Most chamber music in the eighteenth and nineteenth century had four movements.  The following is a generalisation:

First movement: fast, but fairly serious; usually in sonata form

Second movement: slow and song-like; possible forms include modified sonata form, variations, ternary

Third movement: moderate and graceful (minuet and trio) or fast and lively (scherzo and trio)

Fourth movement: fast and light; usually rondo or sonata form


Chamber music for Strings

Probably the most intimate kind of chamber music is that played by stringed instruments, and the most satisfying and usual combination of strings is the string quartet: two violins, viola and cello.  Most of the great instrumental composers from Haydn's time onwards have written string quartets.  The words "string quartet" mean both the group of four players, and the work written for them to play.

If anyone can be said to have "established" the calssical string quartet as a genre it must be Haydn.  He wrote more than eighty, creating the style and form upon which other composers were to build.


Nineteenth Century Chamber music

Because chamber music is a particularly intimate and restrained form of musical expression, it did not figure as prominently in the output of romantic (nineteenth century) composers as it had for classical composers like Haydn and Mozart.  Nevertheless, some very fine examples of chamber music were written in the nineteenth century.
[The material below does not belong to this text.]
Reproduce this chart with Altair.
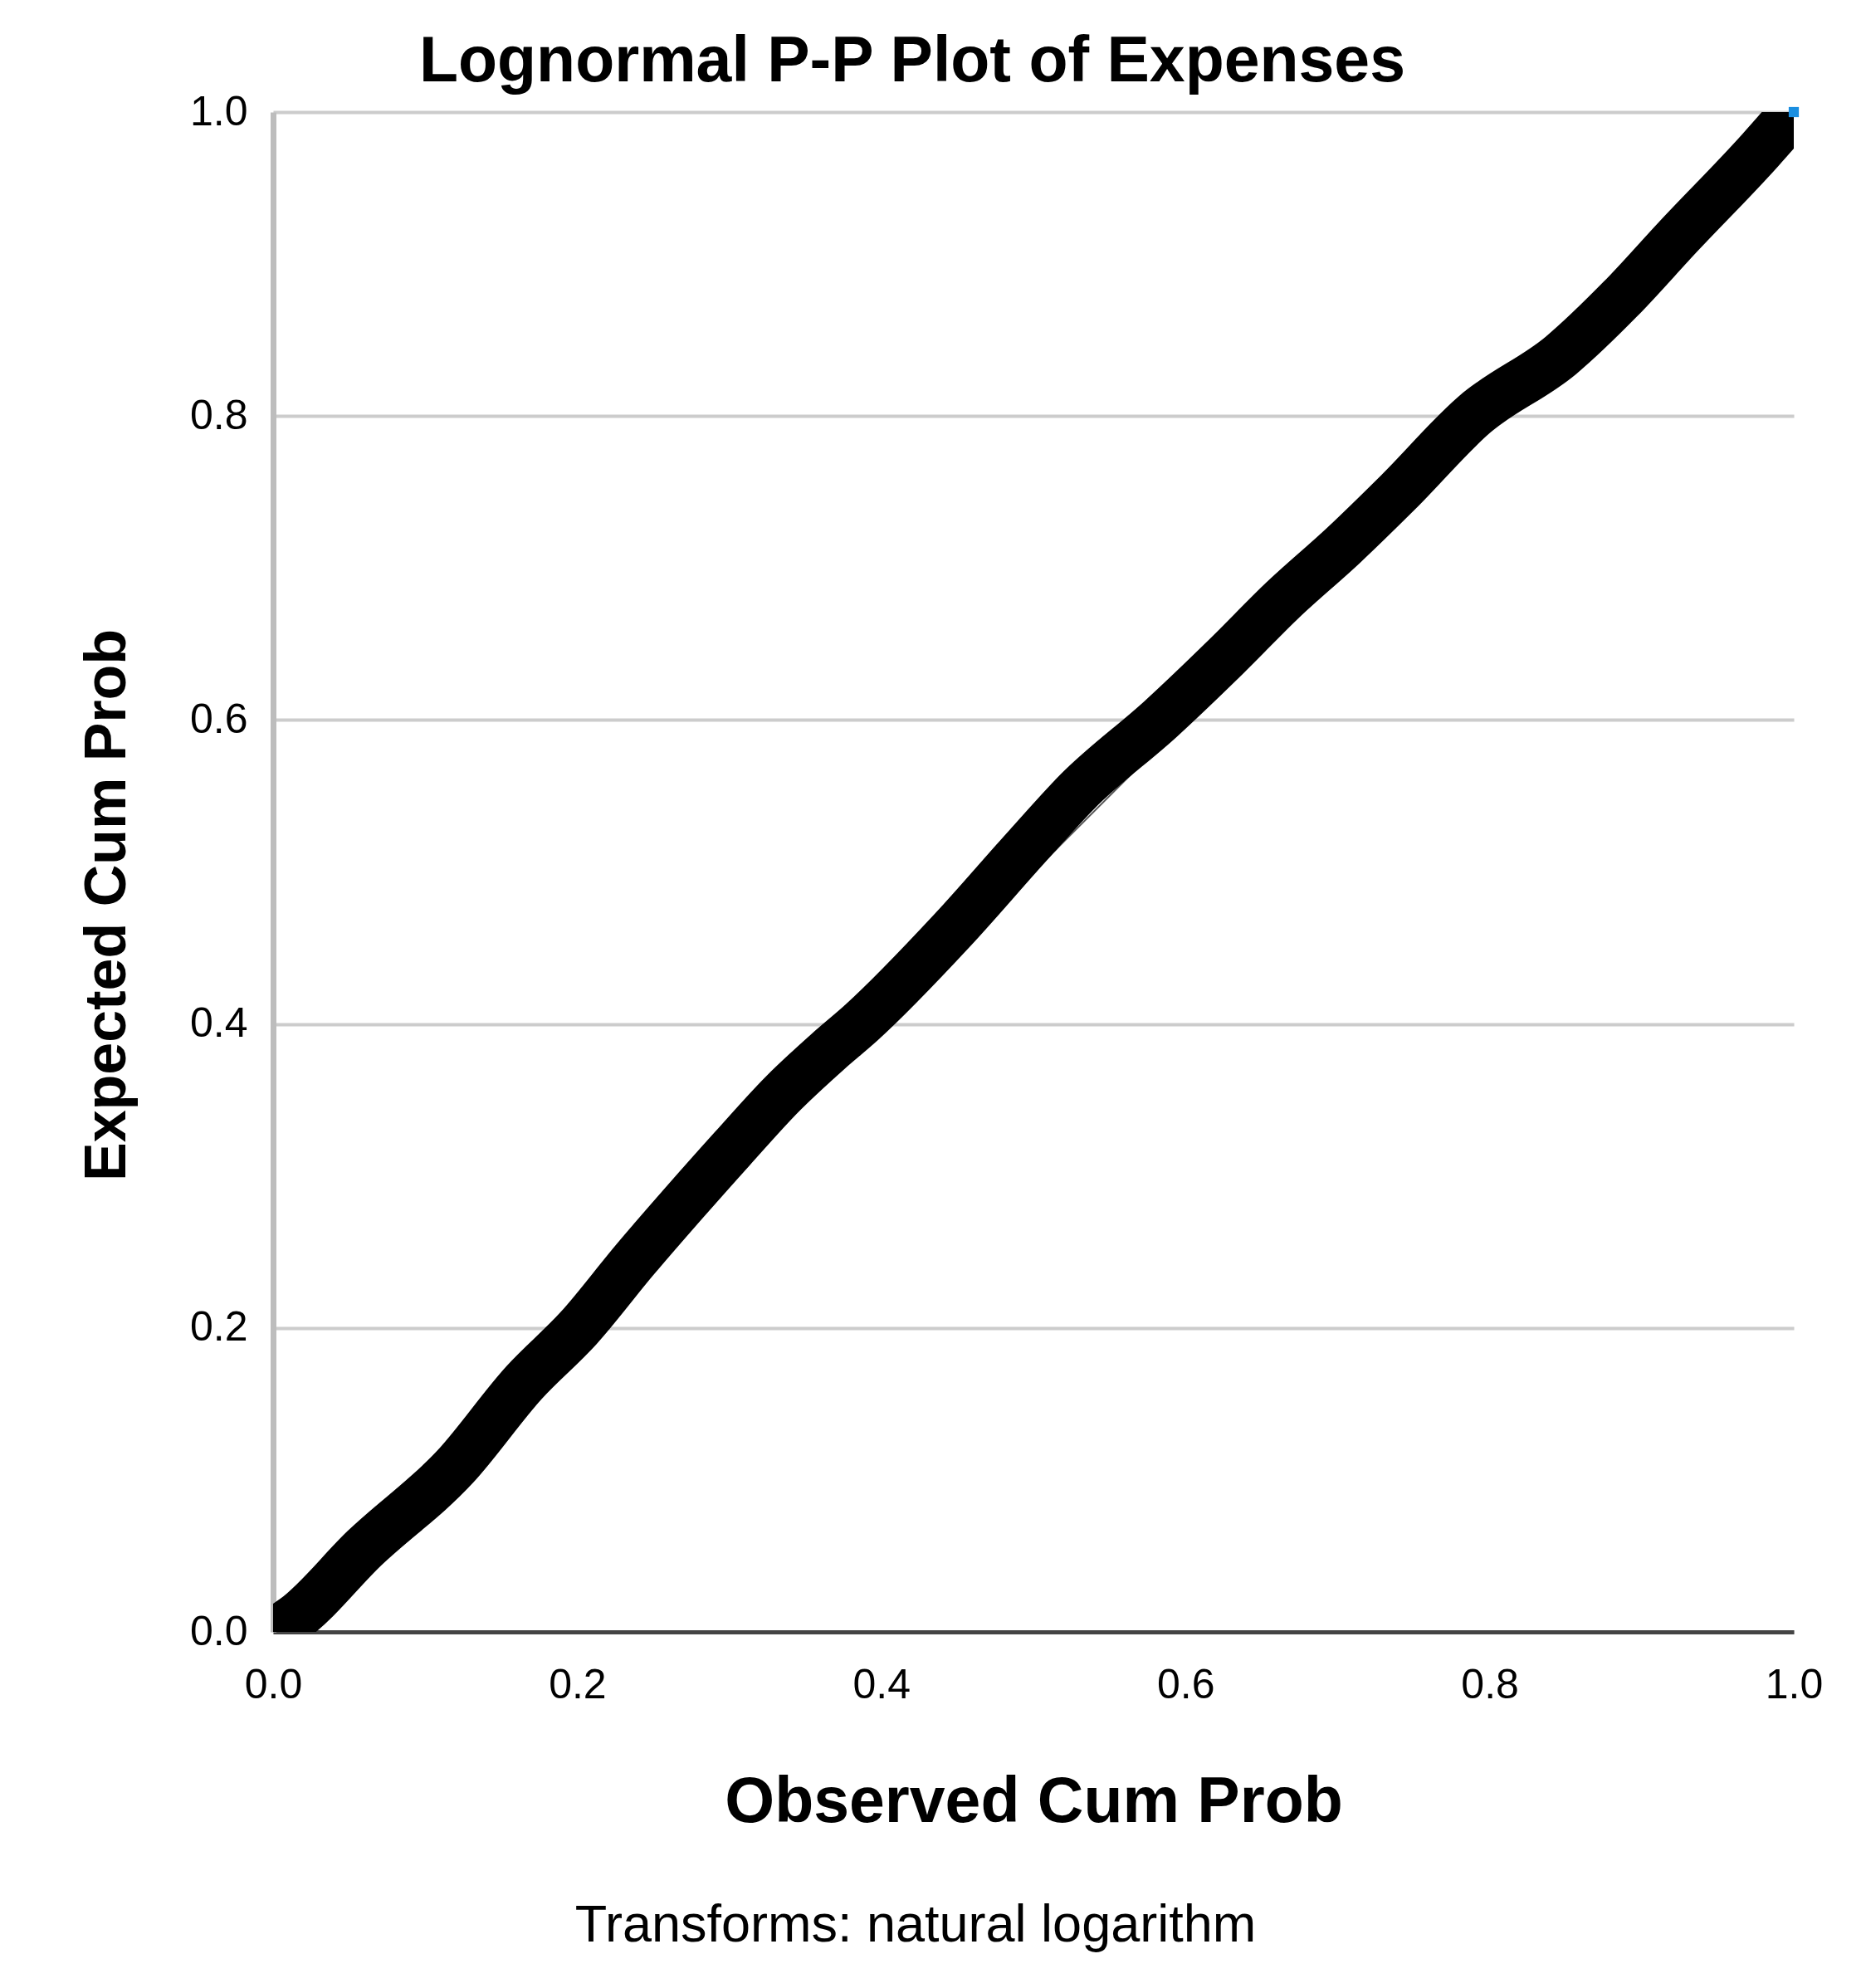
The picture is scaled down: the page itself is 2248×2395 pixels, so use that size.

Chamber music in the nineteenth century tended to be longer and more dramatically and emotionally intense than those of the classical period.  With the rise in importance of the piano, many nineteenth century chamber works also included the piano.  The most common arrangements were the Piano Trio (violin, cello, and piano) and the piano Quintet (a regular string quartet and piano).  There are also some notable examples of works in which a woodwind instrument is included.